The former Kosovo Liberation Army, KLA, leader denies reports that its weapons have fallen into civilian hands, insisting that all had been handed over during the decommissioning of the force.


Since 1999, KFOR has seized arms caches along Kosovo's borders with southern Serbia, Albania and Macedonia, in some cases picking up hauls of guns and ordinance in three tonne loads. But figures for the actual amount confiscated have never been published. What is known is that there's plenty more where they came from.


The international community grew alarmed when conflict started to brew a year and a half ago in the Presevo valley. Their anxiety grew when fighting broke out in Macedonia. Evidently, Kosovo was the source for much if not all of the weapons used in these conflicts.

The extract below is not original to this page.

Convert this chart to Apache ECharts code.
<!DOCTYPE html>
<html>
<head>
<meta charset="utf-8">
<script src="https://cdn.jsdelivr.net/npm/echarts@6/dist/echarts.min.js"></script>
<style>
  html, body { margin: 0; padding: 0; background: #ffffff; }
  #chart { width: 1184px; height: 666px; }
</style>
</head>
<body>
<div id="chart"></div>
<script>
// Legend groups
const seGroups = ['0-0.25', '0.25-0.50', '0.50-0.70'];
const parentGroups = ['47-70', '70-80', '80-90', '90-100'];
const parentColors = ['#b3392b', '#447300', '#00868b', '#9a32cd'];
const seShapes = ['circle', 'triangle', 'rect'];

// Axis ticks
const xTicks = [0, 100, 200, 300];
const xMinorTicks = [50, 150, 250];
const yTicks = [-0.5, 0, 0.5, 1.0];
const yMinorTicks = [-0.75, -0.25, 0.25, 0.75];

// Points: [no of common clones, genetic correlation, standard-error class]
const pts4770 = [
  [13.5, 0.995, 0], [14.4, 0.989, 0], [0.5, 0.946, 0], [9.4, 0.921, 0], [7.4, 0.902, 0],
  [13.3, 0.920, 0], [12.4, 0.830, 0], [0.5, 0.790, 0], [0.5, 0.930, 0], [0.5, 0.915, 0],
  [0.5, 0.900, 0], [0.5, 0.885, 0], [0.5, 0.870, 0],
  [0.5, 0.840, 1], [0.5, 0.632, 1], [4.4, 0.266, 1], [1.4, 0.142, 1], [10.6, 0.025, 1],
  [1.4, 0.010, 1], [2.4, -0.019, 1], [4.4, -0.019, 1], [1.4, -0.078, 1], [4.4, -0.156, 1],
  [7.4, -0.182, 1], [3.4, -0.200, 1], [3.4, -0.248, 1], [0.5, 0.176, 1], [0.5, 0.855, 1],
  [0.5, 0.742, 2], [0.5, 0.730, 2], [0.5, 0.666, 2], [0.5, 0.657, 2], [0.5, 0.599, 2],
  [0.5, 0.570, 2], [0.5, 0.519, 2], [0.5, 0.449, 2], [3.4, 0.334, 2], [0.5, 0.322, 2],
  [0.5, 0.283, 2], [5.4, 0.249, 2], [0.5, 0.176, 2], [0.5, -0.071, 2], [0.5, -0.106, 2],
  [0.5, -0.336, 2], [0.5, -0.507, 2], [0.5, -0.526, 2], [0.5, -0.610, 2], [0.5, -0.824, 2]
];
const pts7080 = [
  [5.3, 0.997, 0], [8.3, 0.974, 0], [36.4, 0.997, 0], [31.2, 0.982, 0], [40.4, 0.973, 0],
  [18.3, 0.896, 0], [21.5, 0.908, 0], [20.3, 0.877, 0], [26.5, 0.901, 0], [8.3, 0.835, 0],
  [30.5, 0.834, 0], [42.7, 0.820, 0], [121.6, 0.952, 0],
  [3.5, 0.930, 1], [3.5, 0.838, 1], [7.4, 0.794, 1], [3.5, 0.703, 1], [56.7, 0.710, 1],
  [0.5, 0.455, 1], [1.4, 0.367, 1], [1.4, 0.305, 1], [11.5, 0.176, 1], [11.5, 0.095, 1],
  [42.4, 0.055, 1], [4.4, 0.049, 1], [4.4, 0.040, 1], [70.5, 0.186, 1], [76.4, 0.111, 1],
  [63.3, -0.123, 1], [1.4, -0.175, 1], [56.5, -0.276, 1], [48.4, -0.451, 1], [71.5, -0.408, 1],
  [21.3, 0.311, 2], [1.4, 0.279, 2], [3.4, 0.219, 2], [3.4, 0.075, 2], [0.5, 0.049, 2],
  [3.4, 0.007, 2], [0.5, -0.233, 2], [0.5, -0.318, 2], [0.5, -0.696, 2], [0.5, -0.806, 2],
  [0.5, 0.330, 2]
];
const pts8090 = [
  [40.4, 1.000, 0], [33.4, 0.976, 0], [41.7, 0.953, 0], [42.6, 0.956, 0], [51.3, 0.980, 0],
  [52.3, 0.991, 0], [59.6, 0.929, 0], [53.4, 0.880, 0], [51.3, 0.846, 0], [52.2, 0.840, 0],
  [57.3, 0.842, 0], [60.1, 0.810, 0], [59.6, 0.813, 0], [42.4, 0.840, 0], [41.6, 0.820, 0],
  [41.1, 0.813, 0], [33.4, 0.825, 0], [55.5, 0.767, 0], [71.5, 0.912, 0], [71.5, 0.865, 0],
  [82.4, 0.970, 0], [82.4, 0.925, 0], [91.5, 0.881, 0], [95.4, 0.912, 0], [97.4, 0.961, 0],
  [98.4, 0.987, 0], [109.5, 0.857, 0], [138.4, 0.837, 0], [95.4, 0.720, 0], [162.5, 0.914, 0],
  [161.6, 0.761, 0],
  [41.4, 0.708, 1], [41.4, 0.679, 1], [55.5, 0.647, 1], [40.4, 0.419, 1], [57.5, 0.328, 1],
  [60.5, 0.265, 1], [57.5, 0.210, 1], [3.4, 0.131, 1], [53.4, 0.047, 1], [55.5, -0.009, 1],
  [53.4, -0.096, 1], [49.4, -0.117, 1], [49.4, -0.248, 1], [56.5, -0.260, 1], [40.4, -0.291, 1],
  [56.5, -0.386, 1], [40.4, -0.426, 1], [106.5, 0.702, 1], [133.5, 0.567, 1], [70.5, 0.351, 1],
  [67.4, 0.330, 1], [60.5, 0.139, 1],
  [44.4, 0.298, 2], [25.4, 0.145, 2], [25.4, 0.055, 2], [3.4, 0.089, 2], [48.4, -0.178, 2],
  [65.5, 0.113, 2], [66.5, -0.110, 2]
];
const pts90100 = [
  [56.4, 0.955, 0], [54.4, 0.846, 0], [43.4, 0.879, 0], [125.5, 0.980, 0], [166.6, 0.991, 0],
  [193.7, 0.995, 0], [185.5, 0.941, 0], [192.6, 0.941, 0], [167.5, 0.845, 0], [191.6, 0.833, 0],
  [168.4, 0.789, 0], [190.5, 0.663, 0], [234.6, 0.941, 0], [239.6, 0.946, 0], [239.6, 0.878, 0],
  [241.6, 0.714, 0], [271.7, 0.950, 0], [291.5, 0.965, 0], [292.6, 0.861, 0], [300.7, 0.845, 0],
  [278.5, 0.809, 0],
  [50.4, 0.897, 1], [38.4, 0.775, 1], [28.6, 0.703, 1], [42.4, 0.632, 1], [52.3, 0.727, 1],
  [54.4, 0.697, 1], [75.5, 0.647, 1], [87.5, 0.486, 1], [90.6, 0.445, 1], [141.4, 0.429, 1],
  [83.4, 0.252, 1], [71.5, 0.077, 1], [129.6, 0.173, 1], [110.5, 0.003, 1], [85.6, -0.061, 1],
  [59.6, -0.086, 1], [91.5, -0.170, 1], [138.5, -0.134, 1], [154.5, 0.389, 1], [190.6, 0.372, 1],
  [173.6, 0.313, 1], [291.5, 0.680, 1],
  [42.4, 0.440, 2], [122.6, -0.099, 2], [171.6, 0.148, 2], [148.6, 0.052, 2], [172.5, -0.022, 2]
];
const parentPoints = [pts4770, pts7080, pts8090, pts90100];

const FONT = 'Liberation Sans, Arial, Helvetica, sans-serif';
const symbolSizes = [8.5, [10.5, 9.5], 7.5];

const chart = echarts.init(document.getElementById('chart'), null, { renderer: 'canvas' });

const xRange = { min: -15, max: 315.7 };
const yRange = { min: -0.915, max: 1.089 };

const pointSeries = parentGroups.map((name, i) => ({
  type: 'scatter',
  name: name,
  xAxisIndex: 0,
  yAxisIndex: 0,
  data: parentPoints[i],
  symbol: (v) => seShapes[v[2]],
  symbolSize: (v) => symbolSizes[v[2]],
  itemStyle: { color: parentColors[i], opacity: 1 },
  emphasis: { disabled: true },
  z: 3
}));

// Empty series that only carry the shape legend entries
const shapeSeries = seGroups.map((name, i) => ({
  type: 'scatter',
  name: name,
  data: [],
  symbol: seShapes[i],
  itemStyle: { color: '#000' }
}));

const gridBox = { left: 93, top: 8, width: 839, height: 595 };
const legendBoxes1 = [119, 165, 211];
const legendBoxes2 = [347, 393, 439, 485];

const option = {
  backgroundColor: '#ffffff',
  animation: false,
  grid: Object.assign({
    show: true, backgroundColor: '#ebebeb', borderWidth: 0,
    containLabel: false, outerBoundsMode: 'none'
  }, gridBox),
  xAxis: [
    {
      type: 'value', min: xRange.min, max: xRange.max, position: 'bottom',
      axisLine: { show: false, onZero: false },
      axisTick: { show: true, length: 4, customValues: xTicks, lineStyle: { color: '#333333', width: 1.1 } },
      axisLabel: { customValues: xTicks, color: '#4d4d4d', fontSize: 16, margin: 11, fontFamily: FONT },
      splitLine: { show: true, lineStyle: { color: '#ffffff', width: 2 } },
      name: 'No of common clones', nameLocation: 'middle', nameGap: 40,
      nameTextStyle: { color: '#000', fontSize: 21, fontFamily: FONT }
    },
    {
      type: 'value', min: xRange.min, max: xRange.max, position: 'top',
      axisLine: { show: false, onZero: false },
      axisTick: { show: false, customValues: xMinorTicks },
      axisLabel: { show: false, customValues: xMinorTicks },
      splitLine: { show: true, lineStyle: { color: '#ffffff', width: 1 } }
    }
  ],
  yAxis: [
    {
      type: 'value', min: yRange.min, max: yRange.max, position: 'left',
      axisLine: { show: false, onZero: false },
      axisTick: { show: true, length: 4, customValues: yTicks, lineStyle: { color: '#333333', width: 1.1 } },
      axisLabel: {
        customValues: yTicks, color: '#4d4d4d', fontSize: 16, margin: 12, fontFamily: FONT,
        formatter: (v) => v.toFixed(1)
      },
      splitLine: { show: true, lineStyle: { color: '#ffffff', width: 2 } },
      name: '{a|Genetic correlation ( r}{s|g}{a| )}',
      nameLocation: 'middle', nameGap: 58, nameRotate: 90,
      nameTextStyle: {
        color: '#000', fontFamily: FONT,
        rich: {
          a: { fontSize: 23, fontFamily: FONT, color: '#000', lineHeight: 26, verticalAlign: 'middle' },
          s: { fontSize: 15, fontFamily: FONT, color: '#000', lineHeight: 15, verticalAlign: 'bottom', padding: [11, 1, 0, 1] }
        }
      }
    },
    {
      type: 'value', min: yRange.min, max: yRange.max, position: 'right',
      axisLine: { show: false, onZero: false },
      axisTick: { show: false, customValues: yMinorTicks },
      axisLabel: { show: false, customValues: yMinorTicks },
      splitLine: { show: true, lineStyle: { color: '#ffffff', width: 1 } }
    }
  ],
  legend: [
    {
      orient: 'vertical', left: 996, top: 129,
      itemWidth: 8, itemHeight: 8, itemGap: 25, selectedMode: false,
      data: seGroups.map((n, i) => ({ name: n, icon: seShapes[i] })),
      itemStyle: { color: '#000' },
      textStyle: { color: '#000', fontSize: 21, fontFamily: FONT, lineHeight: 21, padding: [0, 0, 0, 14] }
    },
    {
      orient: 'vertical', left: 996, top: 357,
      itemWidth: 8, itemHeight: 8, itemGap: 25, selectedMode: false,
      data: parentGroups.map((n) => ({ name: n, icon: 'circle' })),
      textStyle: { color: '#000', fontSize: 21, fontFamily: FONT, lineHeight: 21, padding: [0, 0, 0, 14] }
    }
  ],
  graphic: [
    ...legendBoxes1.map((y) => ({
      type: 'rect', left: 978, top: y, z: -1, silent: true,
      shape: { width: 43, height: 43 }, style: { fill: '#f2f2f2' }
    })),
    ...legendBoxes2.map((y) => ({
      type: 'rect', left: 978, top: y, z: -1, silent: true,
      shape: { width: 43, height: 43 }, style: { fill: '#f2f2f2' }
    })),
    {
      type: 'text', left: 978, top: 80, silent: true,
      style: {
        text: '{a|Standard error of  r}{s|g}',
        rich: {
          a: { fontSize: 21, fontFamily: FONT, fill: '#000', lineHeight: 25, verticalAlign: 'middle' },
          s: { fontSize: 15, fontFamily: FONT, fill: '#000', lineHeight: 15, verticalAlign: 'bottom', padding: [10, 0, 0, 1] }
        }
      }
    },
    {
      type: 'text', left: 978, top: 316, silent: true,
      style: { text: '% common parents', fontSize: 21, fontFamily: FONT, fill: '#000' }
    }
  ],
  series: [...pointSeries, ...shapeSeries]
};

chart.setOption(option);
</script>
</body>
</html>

Sadder evidence of the wide proliferation of firearms in the province are the estimated 400 murders since the end of the war. Newly appointed UNMIK police chief, Albert Gross, says 246 killings were reported over the course of last year alone.


Charley Johnson says the figures are alarming and alludes to the high level of mafia-style crime in the province. "Weapons do not kill, it's the criminals who kill," he said.


Meanwhile, police and peacekeepers have published addresses of depots where weapons can be handed in. Despite this, locals prefer to leave their arms anonymously in places where they can easily be found by the internationals.


Worryingly, international officials are faced with growing evidence that Serbs are stockpiling weapons sent by Belgrade to protect their enclaves in northern Kosovo. None have been surrendered says UNMIK's Gerry Matthews who is adamant that the Serbs will be treated no differently to Albanians.


One senior UNMIK police official says that people's desire to hold onto their weapons is based on a false assessment of the dangers in the province.


"People are becoming victims of a paranoia that they may fall victims to criminals - that's why they want to carry a weapon," he said. "It's wrong to think that a firearm can protect you because, if you've got a gun, somebody else will get a cannon."